__EXERCISE DETAILS__.
Your task is to gather the lines below that hold the string "chart".
──────────
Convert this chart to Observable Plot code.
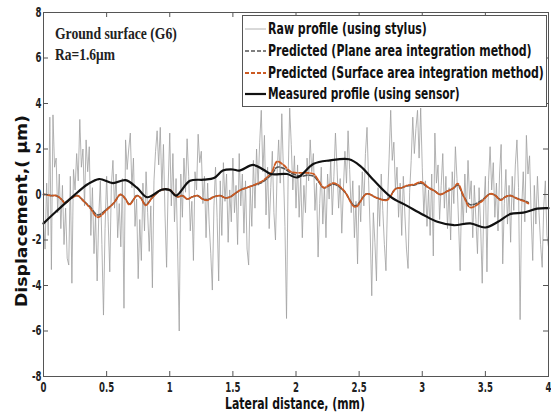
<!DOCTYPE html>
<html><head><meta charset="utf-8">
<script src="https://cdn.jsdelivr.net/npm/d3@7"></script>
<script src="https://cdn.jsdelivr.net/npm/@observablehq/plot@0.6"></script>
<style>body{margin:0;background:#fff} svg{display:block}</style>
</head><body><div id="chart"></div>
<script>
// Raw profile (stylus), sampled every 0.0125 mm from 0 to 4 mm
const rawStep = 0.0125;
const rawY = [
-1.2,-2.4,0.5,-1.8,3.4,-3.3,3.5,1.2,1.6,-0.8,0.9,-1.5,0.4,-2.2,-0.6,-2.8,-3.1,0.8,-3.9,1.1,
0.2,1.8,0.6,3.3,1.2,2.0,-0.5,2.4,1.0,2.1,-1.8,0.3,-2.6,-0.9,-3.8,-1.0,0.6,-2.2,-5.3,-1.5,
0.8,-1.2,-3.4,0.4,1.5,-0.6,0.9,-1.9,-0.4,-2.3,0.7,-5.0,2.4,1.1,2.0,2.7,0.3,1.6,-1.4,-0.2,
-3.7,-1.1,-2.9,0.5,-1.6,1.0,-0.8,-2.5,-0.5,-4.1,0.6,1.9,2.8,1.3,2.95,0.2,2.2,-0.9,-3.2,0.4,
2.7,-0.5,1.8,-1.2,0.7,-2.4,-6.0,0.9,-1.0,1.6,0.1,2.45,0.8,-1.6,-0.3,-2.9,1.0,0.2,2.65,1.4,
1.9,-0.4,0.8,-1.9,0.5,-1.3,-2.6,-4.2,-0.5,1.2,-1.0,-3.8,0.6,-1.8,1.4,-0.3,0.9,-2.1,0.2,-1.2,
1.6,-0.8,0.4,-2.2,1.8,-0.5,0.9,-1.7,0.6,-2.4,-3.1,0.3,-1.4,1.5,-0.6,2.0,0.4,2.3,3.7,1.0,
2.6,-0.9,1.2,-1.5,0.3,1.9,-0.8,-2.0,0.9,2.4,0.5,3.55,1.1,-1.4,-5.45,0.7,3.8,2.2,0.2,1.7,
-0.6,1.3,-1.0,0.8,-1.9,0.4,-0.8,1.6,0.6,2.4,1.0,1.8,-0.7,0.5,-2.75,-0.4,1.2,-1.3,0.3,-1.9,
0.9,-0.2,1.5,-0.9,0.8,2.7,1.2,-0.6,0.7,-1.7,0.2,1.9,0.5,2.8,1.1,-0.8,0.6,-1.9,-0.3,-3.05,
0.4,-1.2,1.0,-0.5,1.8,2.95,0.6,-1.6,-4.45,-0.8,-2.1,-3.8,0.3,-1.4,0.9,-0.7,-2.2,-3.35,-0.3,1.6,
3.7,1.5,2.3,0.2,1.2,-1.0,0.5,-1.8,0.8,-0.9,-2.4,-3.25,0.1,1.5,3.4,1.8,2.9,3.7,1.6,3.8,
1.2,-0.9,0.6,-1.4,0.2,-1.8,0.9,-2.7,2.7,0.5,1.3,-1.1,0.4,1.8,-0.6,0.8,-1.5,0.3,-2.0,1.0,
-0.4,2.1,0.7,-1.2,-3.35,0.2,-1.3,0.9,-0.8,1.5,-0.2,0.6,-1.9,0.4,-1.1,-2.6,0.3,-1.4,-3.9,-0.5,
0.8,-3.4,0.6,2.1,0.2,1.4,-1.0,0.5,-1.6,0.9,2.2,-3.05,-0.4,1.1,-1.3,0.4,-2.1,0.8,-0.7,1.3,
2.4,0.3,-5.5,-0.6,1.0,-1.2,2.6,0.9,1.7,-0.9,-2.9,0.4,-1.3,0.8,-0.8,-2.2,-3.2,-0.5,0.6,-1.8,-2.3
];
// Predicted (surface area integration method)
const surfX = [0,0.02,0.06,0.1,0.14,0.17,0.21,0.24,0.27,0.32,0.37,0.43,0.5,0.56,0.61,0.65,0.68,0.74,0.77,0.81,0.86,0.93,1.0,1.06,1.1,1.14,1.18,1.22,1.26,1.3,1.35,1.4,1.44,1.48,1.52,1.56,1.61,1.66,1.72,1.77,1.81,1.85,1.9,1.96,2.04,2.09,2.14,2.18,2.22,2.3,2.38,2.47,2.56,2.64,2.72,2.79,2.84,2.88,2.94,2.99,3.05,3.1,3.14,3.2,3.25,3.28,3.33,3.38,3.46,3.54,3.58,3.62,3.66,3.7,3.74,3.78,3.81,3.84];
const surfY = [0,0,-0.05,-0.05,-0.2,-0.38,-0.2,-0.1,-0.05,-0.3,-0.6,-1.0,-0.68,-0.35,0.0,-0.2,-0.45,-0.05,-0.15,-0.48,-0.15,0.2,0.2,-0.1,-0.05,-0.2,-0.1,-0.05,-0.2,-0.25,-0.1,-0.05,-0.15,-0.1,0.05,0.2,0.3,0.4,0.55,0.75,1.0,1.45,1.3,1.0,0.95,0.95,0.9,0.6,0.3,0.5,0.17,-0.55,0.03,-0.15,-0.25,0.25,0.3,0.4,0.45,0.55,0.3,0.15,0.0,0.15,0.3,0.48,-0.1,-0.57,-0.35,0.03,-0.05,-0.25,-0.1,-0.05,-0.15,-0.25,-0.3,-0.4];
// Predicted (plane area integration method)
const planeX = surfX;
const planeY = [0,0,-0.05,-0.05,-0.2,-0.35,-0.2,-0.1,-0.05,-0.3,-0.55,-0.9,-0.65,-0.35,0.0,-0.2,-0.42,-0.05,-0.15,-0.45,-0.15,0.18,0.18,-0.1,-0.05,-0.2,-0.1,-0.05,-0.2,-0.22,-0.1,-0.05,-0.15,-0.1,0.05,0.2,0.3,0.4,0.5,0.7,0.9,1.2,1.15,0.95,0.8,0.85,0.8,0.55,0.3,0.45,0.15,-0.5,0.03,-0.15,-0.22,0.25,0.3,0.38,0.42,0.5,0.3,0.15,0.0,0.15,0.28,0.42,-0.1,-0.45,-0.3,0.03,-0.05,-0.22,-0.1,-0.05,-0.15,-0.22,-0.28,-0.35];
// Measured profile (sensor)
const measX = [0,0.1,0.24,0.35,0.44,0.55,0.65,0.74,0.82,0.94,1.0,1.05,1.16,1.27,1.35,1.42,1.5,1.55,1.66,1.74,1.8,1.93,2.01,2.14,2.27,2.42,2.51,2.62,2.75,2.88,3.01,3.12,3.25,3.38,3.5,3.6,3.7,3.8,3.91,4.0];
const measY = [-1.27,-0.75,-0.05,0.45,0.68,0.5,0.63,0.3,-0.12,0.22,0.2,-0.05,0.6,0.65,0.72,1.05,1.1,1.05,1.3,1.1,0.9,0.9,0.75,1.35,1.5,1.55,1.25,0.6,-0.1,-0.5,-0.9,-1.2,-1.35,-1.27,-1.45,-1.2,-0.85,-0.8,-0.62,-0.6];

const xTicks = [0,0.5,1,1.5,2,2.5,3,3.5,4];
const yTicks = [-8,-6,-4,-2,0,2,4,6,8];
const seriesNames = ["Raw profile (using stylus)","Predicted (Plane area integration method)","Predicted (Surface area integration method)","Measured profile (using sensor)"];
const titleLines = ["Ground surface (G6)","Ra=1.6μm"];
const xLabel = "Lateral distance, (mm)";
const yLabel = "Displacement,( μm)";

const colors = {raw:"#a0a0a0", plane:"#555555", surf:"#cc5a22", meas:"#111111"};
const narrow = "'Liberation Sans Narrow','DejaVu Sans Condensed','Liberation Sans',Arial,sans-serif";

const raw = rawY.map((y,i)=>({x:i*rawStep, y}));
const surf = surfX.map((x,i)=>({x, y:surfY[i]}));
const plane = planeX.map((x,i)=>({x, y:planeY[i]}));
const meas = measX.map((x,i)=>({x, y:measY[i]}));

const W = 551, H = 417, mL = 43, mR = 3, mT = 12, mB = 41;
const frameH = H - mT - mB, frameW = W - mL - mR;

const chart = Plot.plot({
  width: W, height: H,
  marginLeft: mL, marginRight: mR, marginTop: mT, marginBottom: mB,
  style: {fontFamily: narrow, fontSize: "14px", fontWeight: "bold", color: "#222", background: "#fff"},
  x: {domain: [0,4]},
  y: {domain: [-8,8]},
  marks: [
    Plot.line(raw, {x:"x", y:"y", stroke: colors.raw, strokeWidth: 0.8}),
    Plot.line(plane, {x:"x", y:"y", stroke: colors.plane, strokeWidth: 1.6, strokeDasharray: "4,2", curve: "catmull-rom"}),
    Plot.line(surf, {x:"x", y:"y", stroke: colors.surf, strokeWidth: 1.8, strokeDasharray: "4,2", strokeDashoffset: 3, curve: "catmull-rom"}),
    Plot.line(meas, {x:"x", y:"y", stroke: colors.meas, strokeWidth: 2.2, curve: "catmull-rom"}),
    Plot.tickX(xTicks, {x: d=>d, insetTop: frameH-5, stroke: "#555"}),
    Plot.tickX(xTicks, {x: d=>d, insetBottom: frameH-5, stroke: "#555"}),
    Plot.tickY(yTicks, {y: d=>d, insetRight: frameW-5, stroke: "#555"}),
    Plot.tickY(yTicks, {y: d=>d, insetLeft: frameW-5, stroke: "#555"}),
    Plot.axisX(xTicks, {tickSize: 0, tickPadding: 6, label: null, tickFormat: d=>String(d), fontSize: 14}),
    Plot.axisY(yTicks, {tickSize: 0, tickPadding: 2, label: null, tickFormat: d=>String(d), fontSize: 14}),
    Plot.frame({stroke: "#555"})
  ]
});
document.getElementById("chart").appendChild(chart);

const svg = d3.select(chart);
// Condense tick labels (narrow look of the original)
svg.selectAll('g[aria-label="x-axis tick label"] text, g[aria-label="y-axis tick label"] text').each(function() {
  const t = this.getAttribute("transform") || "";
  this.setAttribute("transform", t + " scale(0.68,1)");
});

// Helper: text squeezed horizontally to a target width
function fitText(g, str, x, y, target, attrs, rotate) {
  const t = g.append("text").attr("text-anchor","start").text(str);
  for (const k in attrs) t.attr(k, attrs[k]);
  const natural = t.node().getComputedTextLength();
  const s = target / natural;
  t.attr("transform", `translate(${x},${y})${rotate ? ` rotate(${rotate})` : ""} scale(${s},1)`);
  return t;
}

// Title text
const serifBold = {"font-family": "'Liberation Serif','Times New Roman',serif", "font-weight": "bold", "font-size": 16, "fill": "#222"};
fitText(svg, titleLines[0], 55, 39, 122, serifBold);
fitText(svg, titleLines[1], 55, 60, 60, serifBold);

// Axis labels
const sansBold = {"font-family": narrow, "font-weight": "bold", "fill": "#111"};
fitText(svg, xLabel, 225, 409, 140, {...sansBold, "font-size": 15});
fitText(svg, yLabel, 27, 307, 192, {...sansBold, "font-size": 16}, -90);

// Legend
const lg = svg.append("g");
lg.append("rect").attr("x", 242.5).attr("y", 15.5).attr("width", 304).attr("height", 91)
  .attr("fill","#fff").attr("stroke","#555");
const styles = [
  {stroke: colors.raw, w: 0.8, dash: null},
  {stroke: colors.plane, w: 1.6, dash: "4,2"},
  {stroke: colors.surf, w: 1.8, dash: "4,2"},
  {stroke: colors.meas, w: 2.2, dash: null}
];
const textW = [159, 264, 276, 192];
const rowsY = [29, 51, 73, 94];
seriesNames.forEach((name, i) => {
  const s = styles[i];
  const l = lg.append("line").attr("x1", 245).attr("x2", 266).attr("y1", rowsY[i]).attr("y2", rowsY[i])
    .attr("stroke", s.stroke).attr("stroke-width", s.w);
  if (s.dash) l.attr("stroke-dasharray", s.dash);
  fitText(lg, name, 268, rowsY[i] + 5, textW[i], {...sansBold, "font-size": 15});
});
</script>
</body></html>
──────────
__PROBLEM SOLUTION__.
Convert this chart to Observable Plot code.
</head><body><div id="chart"></div>
const chart = Plot.plot({
document.getElementById("chart").appendChild(chart);
const svg = d3.select(chart);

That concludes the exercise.